Em 1998, a escola de Nilópolis voltou a ganhar um título dividido com a Mangueira, de forma bastante questionável. Nos últimos ´vinte e um anos, venceu exageradamente sete dos desfiles sendo um, inclusive, pouco antes da prisão de “Anísio” em 2007 (solto, com facilidade, em 1977, 1993 e depois em 2012). Outra conquista da Beija-Flor exaltou um ícone global (Roberto Carlos, em 2010). Tentou repetir a dose com o enredo exaltando outro ícone, Boni, em 2014, mas fracassou. Deu a volta por cima no ano seguinte e ganhou o carnaval com o enredo vendido para a ditadura de Guiné Equatorial, miserável país africano que financiou o desfile da azul e branco de Nilópolis.

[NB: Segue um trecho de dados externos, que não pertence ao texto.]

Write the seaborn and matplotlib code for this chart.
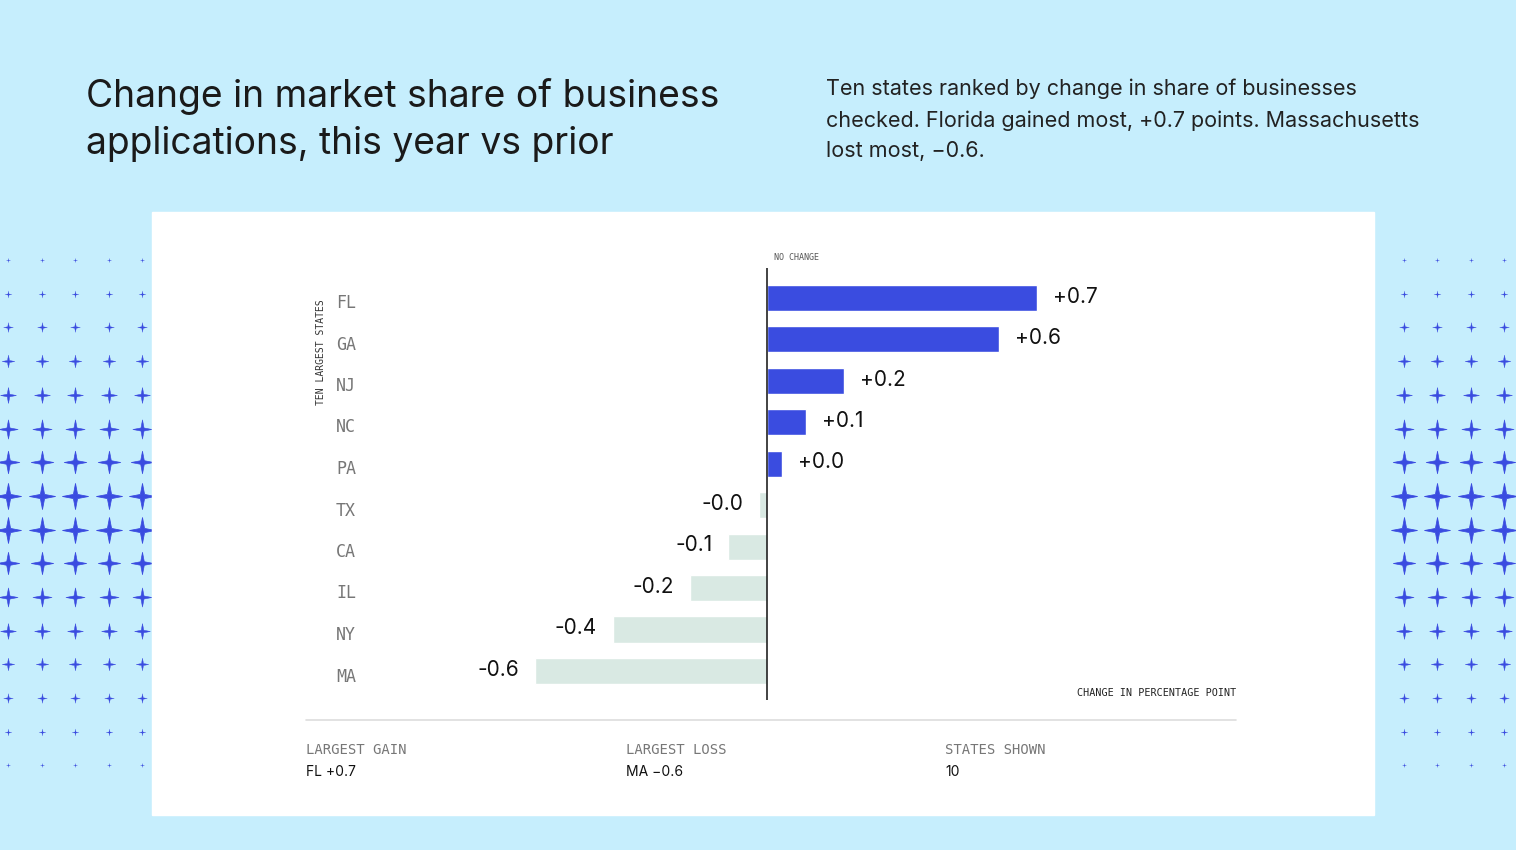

Após a vitória de 2015 e a polêmica gerada, a Beija-Flor, mais uma vez se reinventou. Sem Joãosinho Trinta, Laíla, o maior quadro desse carnaval inaugurado nos anos 70, com grande competência oportunista, retomou o caminho tentado em 1989, com “Ratos e Urubus”. Mas, como naquele ano, sem nunca dar nomes aos bois como fez esse ano a Tuiuti. Afinal, para a Beija-Flor é necessário estar de bem com “os podres poderes” como os governantes, a FIESP, os meios de comunicação como a Globo, etc. Foi assim que se transformou numa potência, ainda que a retórica possa enganar e a faz ganhar novamente o carnaval.
Tanto são harmoniosas as relações da Beija-Flor com os grandes meios de comunicação, que, após o desfile das campeãs (quando a Paraíso do Tuiuti foi pressionada a tirar a faixa presidencial do vampiro neoliberal) o jornalista de O Globo, Artur Xexéo, escreveu uma crônica buscando aliviar as relações passadas da Beija-Flor com a ditadura militar (dizendo que outras escolas também fizeram enredos em homenagem ao “Brasil Grande”). Também defendeu a transmissão da Rede Globo no desfile da Paraíso Tuiuti. Além disso, Xexéo desmereceu o desfile da pequena escola de São Cristóvão, que repercutiu internacionalmente e a levou a um injusto segundo lugar, alegando que a Tuiuti apostou em um “Fla X Flu” eleitoral.
Mais uma vez, as Organizações Globo tentam reescrever a história: antes com Wilson Simonal, agora com a Beija-Flor. Uma maneira de fazer prevalecer o velho (mesmo lhe dando uma nova roupagem) e uma forma de detonar o novo.